3. Strategy vs. Tactics: BCP vs. DRP

When transitioning from a textbook to an enterprise environment, it is critical to understand the difference between tactical IT operations and executive business strategy. We spent time breaking down the difference between a Business Continuity Plan (BCP) and a Disaster Recovery Plan (DRP).

  • Disaster Recovery Plan (DRP): This is the tactical IT response. If a ransomware group encrypts the data center, the DRP dictates how we restore the backups, rebuild the servers, and get the network back online.

  • Business Continuity Plan (BCP): This is the executive business response. If the network goes down, how does the business survive? In my world of healthcare technology, DRP is about restoring the database; BCP is about ensuring doctors can still safely treat patients using manual downtime procedures while the database is offline. DRP is a subset of BCP.

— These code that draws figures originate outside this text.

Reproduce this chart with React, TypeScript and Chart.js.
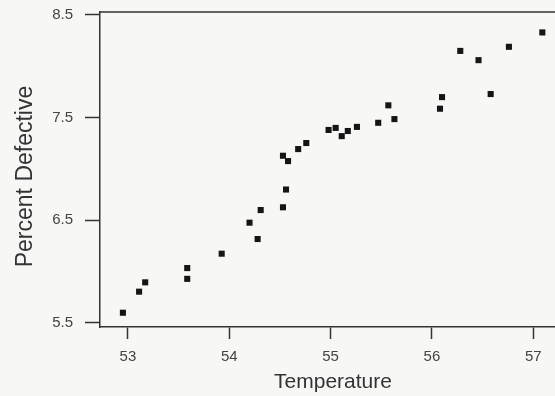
import React, { useEffect, useRef } from "react";
import { Chart, registerables } from "chart.js";

Chart.register(...registerables);

const temperature = [
  52.95, 53.11, 53.17, 53.585, 53.585, 53.925, 54.2, 54.28, 54.31, 54.53,
  54.56, 54.53, 54.58, 54.68, 54.76, 54.98, 55.05, 55.11, 55.17, 55.26,
  55.47, 55.57, 55.63, 56.08, 56.1, 56.28, 56.46, 56.58, 56.76, 57.09,
];
const percentDefective = [
  5.6, 5.805, 5.896, 6.035, 5.93, 6.175, 6.477, 6.318, 6.6, 6.627,
  6.8, 7.129, 7.077, 7.194, 7.253, 7.38, 7.4, 7.32, 7.37, 7.41,
  7.45, 7.62, 7.486, 7.587, 7.7, 8.15, 8.06, 7.73, 8.19, 8.33,
];
const xTicks = [53, 54, 55, 56, 57];
const yTicks = [5.5, 6.5, 7.5, 8.5];
const xTitle = "Temperature";
const yTitle = "Percent Defective";

const FONT = "Liberation Sans, Arial, sans-serif";

const decorations = {
  id: "decorations",
  afterDraw(chart: any) {
    const { ctx, chartArea } = chart;
    ctx.save();
    ctx.strokeStyle = "#333";
    ctx.lineWidth = 1.5;
    ctx.beginPath();
    ctx.moveTo(chartArea.left - 1, chartArea.top);
    ctx.lineTo(chart.width, chartArea.top);
    ctx.stroke();

    ctx.fillStyle = "#333";
    ctx.textAlign = "center";
    ctx.textBaseline = "alphabetic";
    ctx.font = `21px ${FONT}`;
    ctx.fillText(xTitle, 333, chart.height - 8);

    ctx.translate(32, 176.5);
    ctx.rotate(-Math.PI / 2);
    ctx.font = `23px ${FONT}`;
    ctx.fillText(yTitle, 0, 0);
    ctx.restore();
  },
};

export default function App() {
  const ref = useRef<HTMLCanvasElement | null>(null);
  useEffect(() => {
    document.body.style.margin = "0";
    document.body.style.background = "#f7f7f6";
    const chart = new Chart(ref.current as HTMLCanvasElement, {
      type: "scatter",
      data: {
        datasets: [
          {
            data: temperature.map((t, i) => ({ x: t, y: percentDefective[i] })),
            pointStyle: "rect",
            pointRadius: 4.3,
            backgroundColor: "#151515",
            borderColor: "#151515",
            borderWidth: 0,
          },
        ],
      },
      options: {
        animation: false,
        responsive: false,
        layout: { autoPadding: false, padding: { top: 12, right: 0, left: 0, bottom: 0 } },
        plugins: { legend: { display: false }, tooltip: { enabled: false } },
        scales: {
          x: {
            type: "linear",
            min: 52.724,
            max: 57.215,
            afterBuildTicks: (s: any) => {
              s.ticks = xTicks.map((v) => ({ value: v }));
            },
            afterFit: (s: any) => {
              s.height = 69;
              s.paddingLeft = 0;
              s.paddingRight = 0;
            },
            grid: {
              drawOnChartArea: false,
              drawTicks: true,
              tickLength: 12,
              tickWidth: 1.5,
              tickColor: "#333",
            },
            border: { display: true, color: "#333", width: 1.5 },
            ticks: {
              color: "#444",
              font: { family: FONT, size: 15 },
              padding: 9,
              maxRotation: 0,
              callback: (v: any) => String(v),
            },
            title: { display: false },
          },
          y: {
            type: "linear",
            min: 5.461,
            max: 8.529,
            afterBuildTicks: (s: any) => {
              s.ticks = yTicks.map((v) => ({ value: v }));
            },
            afterFit: (s: any) => {
              s.width = 100;
              s.paddingTop = 0;
              s.paddingBottom = 0;
            },
            grid: {
              drawOnChartArea: false,
              drawTicks: true,
              tickLength: 15,
              tickWidth: 1.5,
              tickColor: "#333",
            },
            border: { display: true, color: "#333", width: 1.5 },
            ticks: {
              color: "#444",
              font: { family: FONT, size: 15 },
              padding: 12,
              callback: (v: any) => Number(v).toFixed(1),
            },
            title: { display: false },
          },
        },
      },
      plugins: [decorations],
    });
    return () => chart.destroy();
  }, []);
  return (
    <div style={{ width: 555, height: 396, background: "#f7f7f6" }}>
      <canvas ref={ref} width={555} height={396} />
    </div>
  );
}
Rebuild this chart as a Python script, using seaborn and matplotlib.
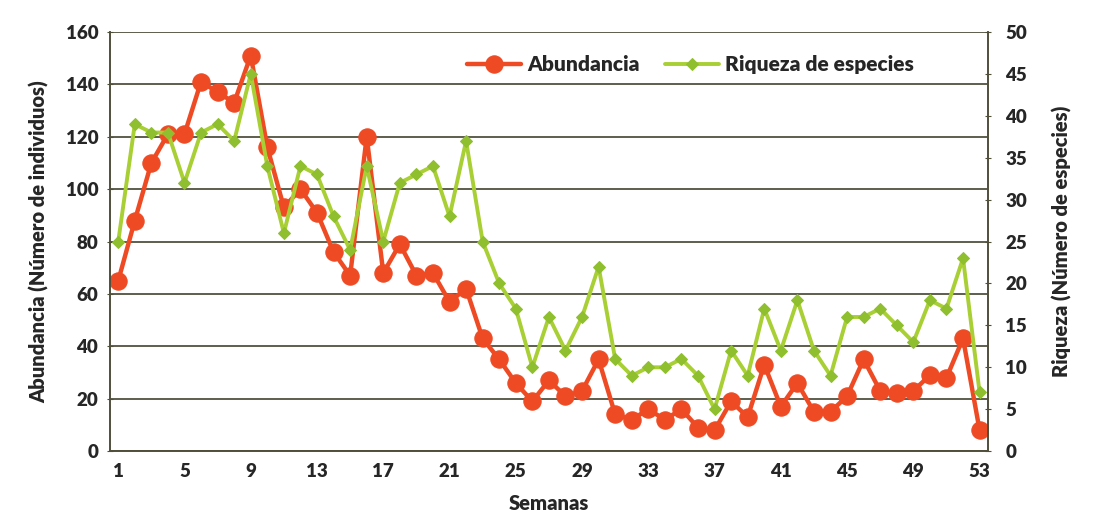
import matplotlib

matplotlib.use("Agg")
import matplotlib.pyplot as plt
import pandas as pd
import seaborn as sns
from matplotlib.ticker import MultipleLocator

semanas = list(range(1, 54))
abundancia = [
    65, 88, 110, 121, 121, 141, 137, 133, 151, 116,
    93, 100, 91, 76, 67, 120, 68, 79, 67, 68,
    57, 62, 43, 35, 26, 19, 27, 21, 23, 35,
    14, 12, 16, 12, 16, 9, 8, 19, 13, 33,
    17, 26, 15, 15, 21, 35, 23, 22, 23, 29,
    28, 43, 8,
]
riqueza = [
    25, 39, 38, 38, 32, 38, 39, 37, 45, 34,
    26, 34, 33, 28, 24, 34, 25, 32, 33, 34,
    28, 37, 25, 20, 17, 10, 16, 12, 16, 22,
    11, 9, 10, 10, 11, 9, 5, 12, 9, 17,
    12, 18, 12, 9, 16, 16, 17, 15, 13, 18,
    17, 23, 7,
]
xticks = list(range(1, 54, 4))

df = pd.DataFrame({"semana": semanas, "abundancia": abundancia, "riqueza": riqueza})

sns.set_style("white")
plt.rcParams["font.family"] = ["Lato", "DejaVu Sans"]

red = "#ee4a24"
green = "#a8cf34"
green_mk = "#8fbf2e"
grid_col = "#5e5e4e"
spine_col = "#4f4f3a"
fw = "heavy"

fig = plt.figure(figsize=(10.94, 5.32), dpi=100)
ax = fig.add_axes([0.1005, 0.152, 0.8025, 0.788])
ax2 = ax.twinx()

sns.lineplot(data=df, x="semana", y="abundancia", ax=ax, color=red, lw=3.2,
             marker="o", markersize=12.5, markeredgecolor=red, label="Abundancia",
             legend=False)
sns.lineplot(data=df, x="semana", y="riqueza", ax=ax2, color=green, lw=2.8,
             marker="D", markersize=6, markeredgecolor=green_mk,
             markerfacecolor=green_mk, label="Riqueza de especies",
             legend=False)

ax.set_xlim(0.5, 53.5)
ax.set_ylim(0, 160)
ax2.set_ylim(0, 50)
ax.set_xticks(xticks)
ax.xaxis.set_minor_locator(MultipleLocator(1))
ax.yaxis.set_major_locator(MultipleLocator(20))
ax2.yaxis.set_major_locator(MultipleLocator(5))

ax.yaxis.grid(True, color=grid_col, lw=1.4)
ax.set_axisbelow(True)

for a in (ax, ax2):
    a.spines["top"].set_visible(False)
    for side in ("left", "right", "bottom"):
        a.spines[side].set_color(spine_col)
        a.spines[side].set_linewidth(1.2)

ax.tick_params(axis="both", which="major", labelsize=13.5, length=5,
               direction="inout", color=spine_col, pad=6)
ax.tick_params(axis="x", which="minor", length=3, direction="inout",
               color=spine_col)
ax2.tick_params(axis="y", labelsize=13.5, length=5, direction="inout",
                color=spine_col, pad=10)
for lab in ax.get_xticklabels() + ax.get_yticklabels() + ax2.get_yticklabels():
    lab.set_fontweight(fw)

ax.set_xlabel("Semanas", fontsize=14.5, fontweight=fw, labelpad=10)
ax.set_ylabel("Abundancia (Número de individuos)", fontsize=14.5,
              fontweight=fw, labelpad=12)
ax2.set_ylabel("Riqueza (Número de especies)", fontsize=14.5,
               fontweight=fw, labelpad=18)

h1, l1 = ax.get_legend_handles_labels()
h2, l2 = ax2.get_legend_handles_labels()
leg = ax2.legend(h1 + h2, l1 + l2, loc="upper left", bbox_to_anchor=(0.385, 0.99),
                 ncol=2, frameon=False, fontsize=15, handlelength=2.6,
                 columnspacing=1.2, handletextpad=0.3)
for t in leg.get_texts():
    t.set_fontweight(fw)

fig.savefig("out.png", dpi=100)
plt.close(fig)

4. Navigating Certifications and Landing the Internship

The market is competitive, and standing out requires intentional effort. We closed the session with tactical advice on getting a foot in the door.

The Certification Roadmap: Certifications demonstrate a baseline of knowledge and a commitment to the craft.

  • The Foundation: CompTIA Security+ or Network+ are excellent starting points for students to prove they understand the vocabulary.

  • The Cloud: Vendor-specific cloud certifications (AWS, Azure, or Google Cloud) are mandatory, as the modern perimeter is entirely cloud-based.

  • The Long Game: I highly recommend setting your sights on the CISSP and CISM. While these require years of verified experience to fully attain, you can take the exams early and become an associate. Holding these certifications has been foundational in my own executive career, as they prove you understand both the technical and managerial sides of risk.

Securing an Internship: Sending a resume into the void of an online portal is rarely enough. Hiring managers want to see passion and curiosity.

  • Build a Homelab: Spin up a virtual environment, purposefully infect it with malware, and practice your incident response.

  • Show Your Work: Write scripts to automate your homelab tasks and put them on GitHub.

  • Network Aggressively: Reach out to practitioners on LinkedIn. Don’t ask for a job; ask for 15 minutes to discuss a recent vulnerability you researched.


The energy in the room at SJSU was incredible. If these students continue to embrace automation, understand the underlying code, and focus on the broader business impact of security, the future of our industry is in very capable hands.